Note that Adsorption, or family of Label Propagation in general is supposed to be fast. So you do not need to bother with checking convergence and just use a maximum number of iterations.

It can be either synchronous (you update l_inferred after iterating everynode) or asynchronous (you update current node's l_inferred then proceed to next one in the same iteration). Both is fine. Here I implemented asynchronous version. 

In [None]:
import networkx as nx
from math import log
from math import sqrt
import numpy as np
import matplotlib.pyplot as plt
import random
%matplotlib inline

In [None]:
# Load the Graph of Zachary's Karate Club
G = nx.karate_club_graph()
labels = [lab[1] for lab in G.nodes(data = 'club')]
colors = ["blue"  if (label == 'Mr. Hi') else 'green' for label in labels]

In [None]:
# Ground Truth For The Karate Graph
pos = nx.spring_layout(G)
nx.draw(G, with_labels=True, node_color = colors, pos = pos, label = 'Ground Truth')
plt.show()

In [None]:
# Initialize vectors and parameters
nodes_num = len(G.nodes())
edge_num = len(G.edges())
label_num = len(set(labels)) + 1
degrees = np.array([tup[1] for tup in G.degree()])

In [None]:
# We need seeds to propagate their label.

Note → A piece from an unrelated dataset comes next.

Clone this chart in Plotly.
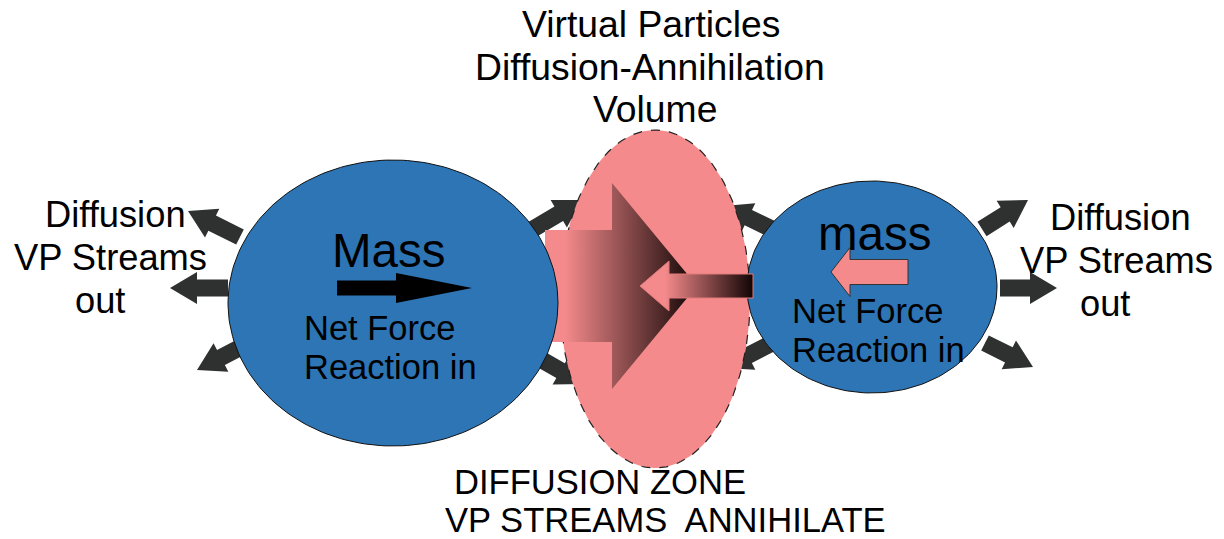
import numpy as np
import plotly.graph_objects as go

# ---------------- content ----------------
title_lines = ["Virtual Particles", "Diffusion-Annihilation", "Volume"]
left_lines = ["Diffusion", "VP Streams", "out"]
right_lines = ["Diffusion", "VP Streams", "out"]
big_mass_label = "Mass"
small_mass_label = "mass"
force_lines = ["Net Force", "Reaction in"]
zone_lines = ["DIFFUSION ZONE", "VP STREAMS  ANNIHILATE"]

# ellipses: (cx, cy, rx, ry)
big_body = (393, 303, 165, 143)
small_body = (872, 287, 125, 106)
zone_body = (655, 299, 95, 169)

# dark diffusion arrows: (tail_x, tail_y, tip_x, tip_y)
stream_arrows = [
    (240, 237, 188, 211), (228, 288, 170, 288), (245, 345, 197, 370),
    (982, 229, 1028, 200), (1000, 288, 1057, 288), (985, 343, 1033, 367),
    (528, 232, 582, 200), (528, 352, 584, 384),
    (778, 232, 724, 206), (778, 340, 724, 368),
]

BLUE = "#2E75B6"
PINK = "#F48A8B"
DARK = "#2E3130"
FONT = "Liberation Sans"


def arrow_poly(x0, y0, x1, y1, w, hw, hl):
    d = np.array([x1 - x0, y1 - y0], float)
    L = np.hypot(*d)
    u = d / L
    p = np.array([-u[1], u[0]])
    t = np.array([x0, y0], float)
    tip = np.array([x1, y1], float)
    b = tip - u * hl
    pts = [t + p * w, b + p * w, b + p * hw, tip, b - p * hw, b - p * w, t - p * w, t + p * w]
    xs = [q[0] for q in pts]
    ys = [q[1] for q in pts]
    return xs, ys


def ellipse_poly(cx, cy, rx, ry, n=200):
    th = np.linspace(0, 2 * np.pi, n)
    return list(cx + rx * np.cos(th)), list(cy + ry * np.sin(th))


fig = go.Figure()

# stream arrows (behind everything)
for (x0, y0, x1, y1) in stream_arrows:
    xs, ys = arrow_poly(x0, y0, x1, y1, 8.5, 16, 27)
    fig.add_trace(go.Scatter(x=xs, y=ys, mode="lines", fill="toself", fillcolor=DARK,
                             line=dict(width=0, color=DARK), hoverinfo="skip"))

# diffusion zone ellipse
xs, ys = ellipse_poly(*zone_body)
fig.add_trace(go.Scatter(x=xs, y=ys, mode="lines", fill="toself", fillcolor=PINK,
                         line=dict(width=1.2, color="#222222", dash="dash"), hoverinfo="skip"))

# big gradient arrow
xs, ys = arrow_poly(545, 286, 697, 286, 56, 103, 85)
fig.add_trace(go.Scatter(x=xs, y=ys, mode="lines", fill="toself",
                         fillgradient=dict(type="horizontal", start=565, stop=697,
                                           colorscale=[[0, PINK], [1, "#100404"]]),
                         line=dict(width=0, color=PINK), hoverinfo="skip"))

# bodies
for body in (big_body, small_body):
    xs, ys = ellipse_poly(*body)
    fig.add_trace(go.Scatter(x=xs, y=ys, mode="lines", fill="toself", fillcolor=BLUE,
                             line=dict(width=1, color="#111111"), hoverinfo="skip"))

# small gradient arrow (reaction)
xs, ys = arrow_poly(753, 286, 640, 286, 12, 25, 29)
fig.add_trace(go.Scatter(x=xs, y=ys, mode="lines", fill="toself",
                         fillgradient=dict(type="horizontal", start=665, stop=753,
                                           colorscale=[[0, PINK], [1, "#120404"]]),
                         line=dict(width=1, color="#E07A7A"), hoverinfo="skip"))

# black arrow in big mass
xs, ys = arrow_poly(337, 288, 472, 288, 7.5, 15, 76)
fig.add_trace(go.Scatter(x=xs, y=ys, mode="lines", fill="toself", fillcolor="black",
                         line=dict(width=0, color="black"), hoverinfo="skip"))

# pink arrow in small mass
xs, ys = arrow_poly(908, 272, 831, 272, 12.5, 24.5, 19)
fig.add_trace(go.Scatter(x=xs, y=ys, mode="lines", fill="toself", fillcolor=PINK,
                         line=dict(width=1, color="#333333"), hoverinfo="skip"))

ann = []


def txt(s, x, y, size, xanchor="center"):
    ann.append(dict(text=s, x=x, y=y, xref="x", yref="y", showarrow=False,
                    xanchor=xanchor, yanchor="middle",
                    font=dict(family=FONT, size=size, color="black")))


for s, x, y in zip(title_lines, [651, 650, 655], [24, 67, 109]):
    txt(s, x, y, 37.3)
for s, x, y in zip(left_lines, [115, 110, 100], [214, 257, 300]):
    txt(s, x, y, 36.3)
for s, x, y in zip(right_lines, [1120, 1116, 1105], [217, 260, 303]):
    txt(s, x, y, 36.3)
txt(big_mass_label, 389, 250, 47.5)
txt(small_mass_label, 875, 233, 47.5)
for s, y in zip(force_lines, [328, 367]):
    txt(s, 302, y, 34.5, "left")
for s, y in zip(force_lines, [311, 350]):
    txt(s, 790, y, 34.5, "left")
for s, x, y in zip(zone_lines, [600, 665], [482, 520]):
    txt(s, x, y, 34.6)

fig.update_layout(
    width=1224, height=539, margin=dict(l=0, r=0, t=0, b=0),
    paper_bgcolor="white", plot_bgcolor="white", showlegend=False,
    xaxis=dict(range=[0, 1224], visible=False, fixedrange=True),
    yaxis=dict(range=[539, 0], visible=False, fixedrange=True),
    annotations=ann,
)

fig.write_html("out.html", config={"displayModeBar": False},
               post_script="document.body.style.margin='0';")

You can randomly use some of them.  
def randomly_sample_ground_truth(frac):
    l_apriori = np.zeros((nodes_num, label_num))

    # Ground truth
    sample = random.sample(list(G.nodes()), int(nodes_num*random_frac))
    club_index_mapping = {
        'Mr. Hi': 0,
        'Officer': 1
    }

    for node in sample:
        club = G.nodes[node]['club']
        club_index = club_index_mapping[club]
        l_apriori[int(node)][club_index] = 1

    return l_apriori

In [None]:
seed_l_apriori = randomly_sample_ground_truth(frac = 0.5)

In [None]:
color_map = []
for node_labels in seed_l_apriori:
    if (node_labels[0] == 1):
        color_map.append('blue')
    elif(node_labels[1] == 1):
        color_map.append('green')
    else:
        color_map.append('red')

nx.draw(G, with_labels=True, node_color = color_map, pos = pos, label = 'Seed Nodes')
plt.show()

Note that probability parameters in the original paper proposing the algorithm (and the lecture) are set heuristically. If the outcome is not as expected, i.e. everynode is labeled as unknown, play with the probability parameters. 

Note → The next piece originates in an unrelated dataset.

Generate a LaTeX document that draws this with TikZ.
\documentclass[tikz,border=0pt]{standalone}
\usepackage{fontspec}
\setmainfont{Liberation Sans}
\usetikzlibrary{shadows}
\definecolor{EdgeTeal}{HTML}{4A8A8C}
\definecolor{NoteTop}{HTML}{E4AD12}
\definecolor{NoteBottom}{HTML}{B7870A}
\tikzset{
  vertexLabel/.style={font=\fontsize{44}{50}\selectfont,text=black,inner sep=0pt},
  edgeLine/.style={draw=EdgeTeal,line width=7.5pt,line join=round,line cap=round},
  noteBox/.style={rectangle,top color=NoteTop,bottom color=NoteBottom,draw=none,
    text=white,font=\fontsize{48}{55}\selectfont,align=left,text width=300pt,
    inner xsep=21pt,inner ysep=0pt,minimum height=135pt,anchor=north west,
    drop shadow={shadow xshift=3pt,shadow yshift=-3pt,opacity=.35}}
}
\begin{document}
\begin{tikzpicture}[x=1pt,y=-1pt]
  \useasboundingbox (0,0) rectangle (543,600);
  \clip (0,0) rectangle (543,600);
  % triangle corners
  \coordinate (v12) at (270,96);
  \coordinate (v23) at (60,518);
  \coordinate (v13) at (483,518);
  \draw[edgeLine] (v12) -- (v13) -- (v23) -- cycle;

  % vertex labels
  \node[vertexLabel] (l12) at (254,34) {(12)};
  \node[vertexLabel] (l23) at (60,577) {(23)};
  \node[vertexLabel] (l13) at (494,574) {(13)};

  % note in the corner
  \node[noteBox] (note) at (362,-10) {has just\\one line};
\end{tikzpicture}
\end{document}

Warning: For this graph, set abandon probability to zero.

In [None]:
H = np.zeros(nodes_num)
for i, node in enumerate(G.nodes()):
    H[i] = # fill in

c = np.zeros(nodes_num)
for i in range(0, nodes_num):
    c[i] = # fill in

d = np.zeros(nodes_num)
labeled = np.sum(l_apriori, axis=1)
z = np.zeros(nodes_num)

for i in range(0, nodes_num):
    if (labeled[i] != 0):
        d[i] = # fill in

    z[i] = # fill in

p_inj = # fill in
p_cont = # fill in
p_abandon = # fill in

In [None]:
l_apriori = np.array(seed_l_apriori)
l_inferred = # fill in
l_unknown = np.zeros((nodes_num, label_num))
l_unknown[:, -1] = # fill in

In [None]:
# THE ALGORITHM
max_iter = 3
for i in range(0, max_iter):
    for i, node in enumerate(G.nodes()):
        l_inferred_temp = np.zeros((label_num))
        for neigh in G.neighbors(n=node):  # note: in the example graph, indexes are also node names
            l_inferred_temp += # fill in
        
        inj = # fill in
        cont = # fill in
        abandon = # fill in

        l_inferred[i] = # fill in


In [None]:
# FINAL LABELS
color_map = []
labeled = 0
for node_labels in l_inferred:
    if (node_labels[0] > 0.5):
        color_map.append('blue')
        labeled += 1
    elif(node_labels[1] > 0.5):
        color_map.append('green')
        labeled += 1
    else:
        color_map.append('red')

nx.draw(G, with_labels=True, node_color = color_map, pos = pos, label = 'Final Labels')
plt.show()

In [None]:
print(l_inferred)

## 2. Compare With Louvain Method

First, install louvain for networkx by 
pip install python-louvain

Then run the following code to see the results. How the outcome is different then the ground truth and the outcome of Adsorption algorithm?

In [None]:
community_dict = community.best_partition(G)
print(community_dict)

# Color mapping for community names
colors = []
for key, item in community_dict.items():
    print(item)
    if(item == 0):
        colors.append('yellow')
    elif(item == 1):
        colors.append('green')
    elif(item == 2):
        colors.append('blue')
    elif(item == 3):
        colors.append('magenta')
    elif(item == 4):
        colors.append('cyan')
    elif(item == 5):
        colors.append('black')
    else:
        colors.append('white')


print(colors)
plt.clf()
nx.draw(G, with_labels=True, node_color = colors, pos = pos, label = 'Louvain Labels')
plt.show()

## 3. Manually Labeled Seeds (Exercise)

In the first part, we randomly used some of the ground truth as seed, so you may have had different results depending on how lucky you are.

Try labeling a handful of nodes (cheating from the ground truth) and evaluate the results. 

First, try labeling high degree nodes, then try labeling low degree nodes.

In a real setting, when you have huge amounts of unlabeled data, you can try this method; manually annotate some seed nodes then predict the rest.